Converting to just NANDs with DeMorgan's

[Melawrghk]

Homework Statement

Convert a₃'a₁ + a₃'a₂ + a₃'a₀ + a₃a₂'a₁'a₀'

to an expression (well, it's a circuit eventually) that would only employ NAND and NOR gates. Use DeMorgan's Law.

Homework Equations

a'+b'=(ab)'

The Attempt at a Solution

I applied DeMorgan's as the problem suggested...

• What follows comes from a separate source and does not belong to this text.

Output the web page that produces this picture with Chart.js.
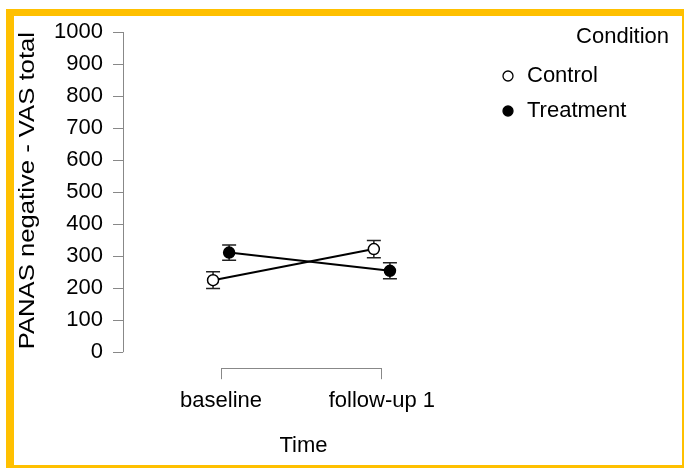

(a₃'a₁)''+(a₃'a₂)''+(a₃'a₀)'' + (a₃a₂'a₁'a₀')''

Which yielded:
( (a₃'a₁)' (a₃'a₂)' (a₃'a₀)' (a₃a₂'a₁'a₀')')'

This is in just NAND and NOR gates, but the circuit isn't really aesthetically appealing... Is there a simplifying trick I'm missing? Or is this just what it is supposed to be?

Thanks in advance!

 

[mplayer]

I would draw out the circuit first before doing any Boolean algebra using regular AND OR and INVERTER gates. Then when its all drawn, convert the AND and NOR gates to NAND and NOR. Put inverter circles on the inputs of the and OR gates to turn them into NANDs, and inverter circles on the output of the AND gates to turn them into NAND gates. Cancel out and redundant inverters. Should results in a full NAND-NAND realization of you circuit.